▶ **Exercise brief**
For the copy, please give all of the data again exactly and leave the pictures out.

▶ **Source material**
'''
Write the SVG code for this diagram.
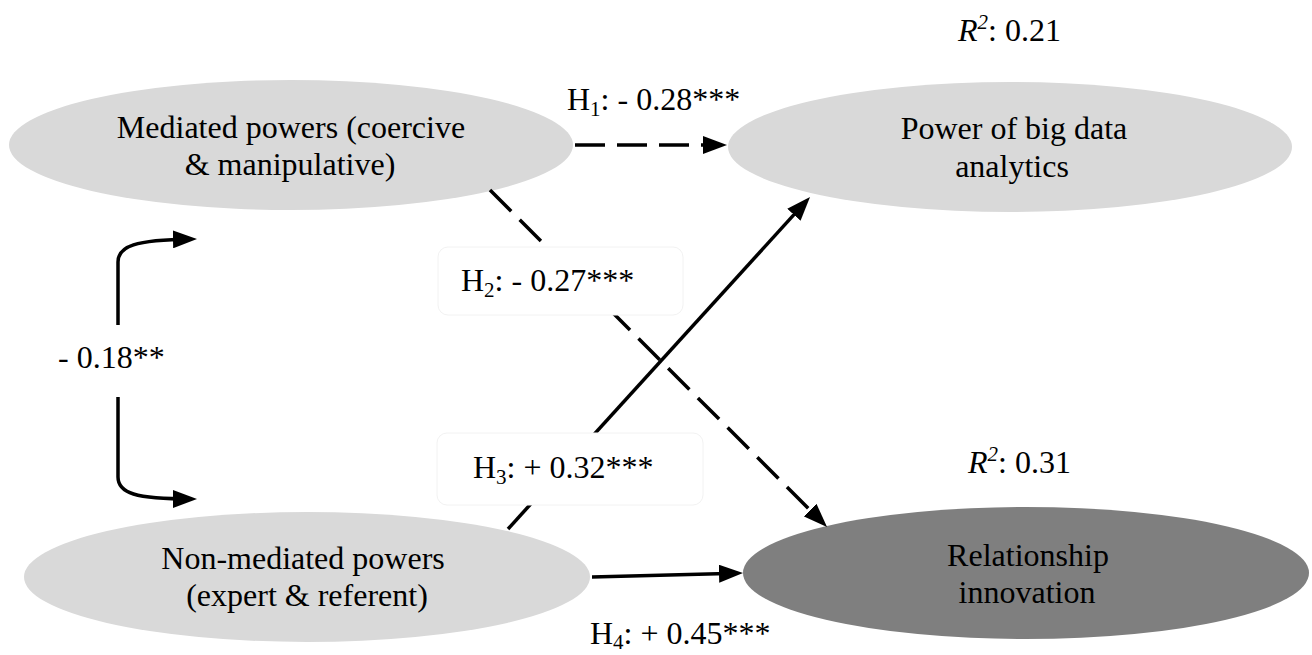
<svg xmlns="http://www.w3.org/2000/svg" width="1312" height="655" viewBox="0 0 1312 655" font-family="'Liberation Serif', 'DejaVu Serif', serif">
<style>
  text { font-family: 'Liberation Serif', 'DejaVu Serif', serif; font-size: 32px; fill: #000; }
  .c { text-anchor: middle; }
  .sub { font-size: 21px; }
  .light { fill: #d9d9d9; }
  .dark { fill: #7f7f7f; }
  .ln { fill: none; stroke: #000; stroke-width: 3.5; }
  .dash { stroke-dasharray: 30 12; }
  .box { fill: #fff; stroke: #f2f2f2; stroke-width: 1; }
</style>
<defs>
  <marker id="ah" markerUnits="userSpaceOnUse" markerWidth="24" markerHeight="18" viewBox="0 0 24 18" refX="18" refY="9" orient="auto">
    <path d="M0,0 L24,9 L0,18 z" fill="#000"/>
  </marker>
</defs>
<rect width="1312" height="655" fill="#fff"/>

<g id="node-mediated">
  <ellipse class="light" cx="291" cy="145" rx="282" ry="65"/>
  <text class="c" x="291" y="138">Mediated powers (coercive</text>
  <text class="c" x="290" y="175">&amp; manipulative)</text>
</g>
<g id="node-bigdata">
  <ellipse class="light" cx="1010" cy="147" rx="282" ry="65"/>
  <text class="c" x="1014" y="139">Power of big data</text>
  <text class="c" x="1012" y="177">analytics</text>
</g>
<g id="node-nonmediated">
  <ellipse class="light" cx="307" cy="577" rx="283" ry="65"/>
  <text class="c" x="303" y="569">Non-mediated powers</text>
  <text class="c" x="307" y="606">(expert &amp; referent)</text>
</g>
<g id="node-innovation">
  <ellipse class="dark" cx="1026" cy="573" rx="283" ry="66"/>
  <text class="c" x="1028" y="566">Relationship</text>
  <text class="c" x="1027" y="603">innovation</text>
</g>

<g id="connectors">
  <path class="ln dash" d="M575,145 L721,145" marker-end="url(#ah)"/>
  <path class="ln dash" d="M490,190 L822.8,522.8" marker-end="url(#ah)"/>
  <path class="ln" d="M508,529 L806,201.4" marker-end="url(#ah)"/>
  <path class="ln" d="M592,577 L737,573.2" marker-end="url(#ah)"/>
  <path class="ln" d="M118,325 V262 C118,246 135,240 191,239" marker-end="url(#ah)"/>
  <path class="ln" d="M118,397 V477 C118,493 135,499 191,499" marker-end="url(#ah)"/>
</g>

<g id="label-h1">
  <text x="567" y="110">H<tspan class="sub" dy="6">1</tspan><tspan dy="-6">: - 0.28***</tspan></text>
</g>
<g id="label-h2">
  <rect class="box" x="438" y="247" width="245" height="68" rx="10"/>
  <text x="461" y="291">H<tspan class="sub" dy="6">2</tspan><tspan dy="-6">: - 0.27***</tspan></text>
</g>
<g id="label-h3">
  <rect class="box" x="437" y="433" width="266" height="72" rx="10"/>
  <text x="473" y="478">H<tspan class="sub" dy="6">3</tspan><tspan dy="-6">: + 0.32***</tspan></text>
</g>
<g id="label-h4">
  <text x="590" y="644">H<tspan class="sub" dy="5">4</tspan><tspan dy="-5">: + 0.45***</tspan></text>
</g>
<g id="label-corr">
  <text x="58" y="368">- 0.18**</text>
</g>
<g id="label-r2-bigdata">
  <text x="958" y="41"><tspan font-style="italic">R</tspan><tspan class="sub" font-style="italic" dy="-12">2</tspan><tspan dy="12">: 0.21</tspan></text>
</g>
<g id="label-r2-innovation">
  <text x="968" y="473"><tspan font-style="italic">R</tspan><tspan class="sub" font-style="italic" dy="-12">2</tspan><tspan dy="12">: 0.31</tspan></text>
</g>
</svg>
'''
▶ **Output for this task**
Write the SVG code for this diagram.
<svg xmlns="http://www.w3.org/2000/svg" width="1312" height="655" viewBox="0 0 1312 655" font-family="'Liberation Serif', 'DejaVu Serif', serif">
<style>
  text { font-family: 'Liberation Serif', 'DejaVu Serif', serif; font-size: 32px; fill: #000; }
  .c { text-anchor: middle; }
  .sub { font-size: 21px; }
  .light { fill: #d9d9d9; }
  .dark { fill: #7f7f7f; }
  .ln { fill: none; stroke: #000; stroke-width: 3.5; }
  .dash { stroke-dasharray: 30 12; }
  .box { fill: #fff; stroke: #f2f2f2; stroke-width: 1; }
</style>
<defs>
  <marker id="ah" markerUnits="userSpaceOnUse" markerWidth="24" markerHeight="18" viewBox="0 0 24 18" refX="18" refY="9" orient="auto">
    <path d="M0,0 L24,9 L0,18 z" fill="#000"/>
  </marker>
</defs>
<rect width="1312" height="655" fill="#fff"/>

<g id="node-mediated">
  <ellipse class="light" cx="291" cy="145" rx="282" ry="65"/>
  <text class="c" x="291" y="138">Mediated powers (coercive</text>
  <text class="c" x="290" y="175">&amp; manipulative)</text>
</g>
<g id="node-bigdata">
  <ellipse class="light" cx="1010" cy="147" rx="282" ry="65"/>
  <text class="c" x="1014" y="139">Power of big data</text>
  <text class="c" x="1012" y="177">analytics</text>
</g>
<g id="node-nonmediated">
  <ellipse class="light" cx="307" cy="577" rx="283" ry="65"/>
  <text class="c" x="303" y="569">Non-mediated powers</text>
  <text class="c" x="307" y="606">(expert &amp; referent)</text>
</g>
<g id="node-innovation">
  <ellipse class="dark" cx="1026" cy="573" rx="283" ry="66"/>
  <text class="c" x="1028" y="566">Relationship</text>
  <text class="c" x="1027" y="603">innovation</text>
</g>

<g id="connectors">
  <path class="ln dash" d="M575,145 L721,145" marker-end="url(#ah)"/>
  <path class="ln dash" d="M490,190 L822.8,522.8" marker-end="url(#ah)"/>
  <path class="ln" d="M508,529 L806,201.4" marker-end="url(#ah)"/>
  <path class="ln" d="M592,577 L737,573.2" marker-end="url(#ah)"/>
  <path class="ln" d="M118,325 V262 C118,246 135,240 191,239" marker-end="url(#ah)"/>
  <path class="ln" d="M118,397 V477 C118,493 135,499 191,499" marker-end="url(#ah)"/>
</g>

<g id="label-h1">
  <text x="567" y="110">H<tspan class="sub" dy="6">1</tspan><tspan dy="-6">: - 0.28***</tspan></text>
</g>
<g id="label-h2">
  <rect class="box" x="438" y="247" width="245" height="68" rx="10"/>
  <text x="461" y="291">H<tspan class="sub" dy="6">2</tspan><tspan dy="-6">: - 0.27***</tspan></text>
</g>
<g id="label-h3">
  <rect class="box" x="437" y="433" width="266" height="72" rx="10"/>
  <text x="473" y="478">H<tspan class="sub" dy="6">3</tspan><tspan dy="-6">: + 0.32***</tspan></text>
</g>
<g id="label-h4">
  <text x="590" y="644">H<tspan class="sub" dy="5">4</tspan><tspan dy="-5">: + 0.45***</tspan></text>
</g>
<g id="label-corr">
  <text x="58" y="368">- 0.18**</text>
</g>
<g id="label-r2-bigdata">
  <text x="958" y="41"><tspan font-style="italic">R</tspan><tspan class="sub" font-style="italic" dy="-12">2</tspan><tspan dy="12">: 0.21</tspan></text>
</g>
<g id="label-r2-innovation">
  <text x="968" y="473"><tspan font-style="italic">R</tspan><tspan class="sub" font-style="italic" dy="-12">2</tspan><tspan dy="12">: 0.31</tspan></text>
</g>
</svg>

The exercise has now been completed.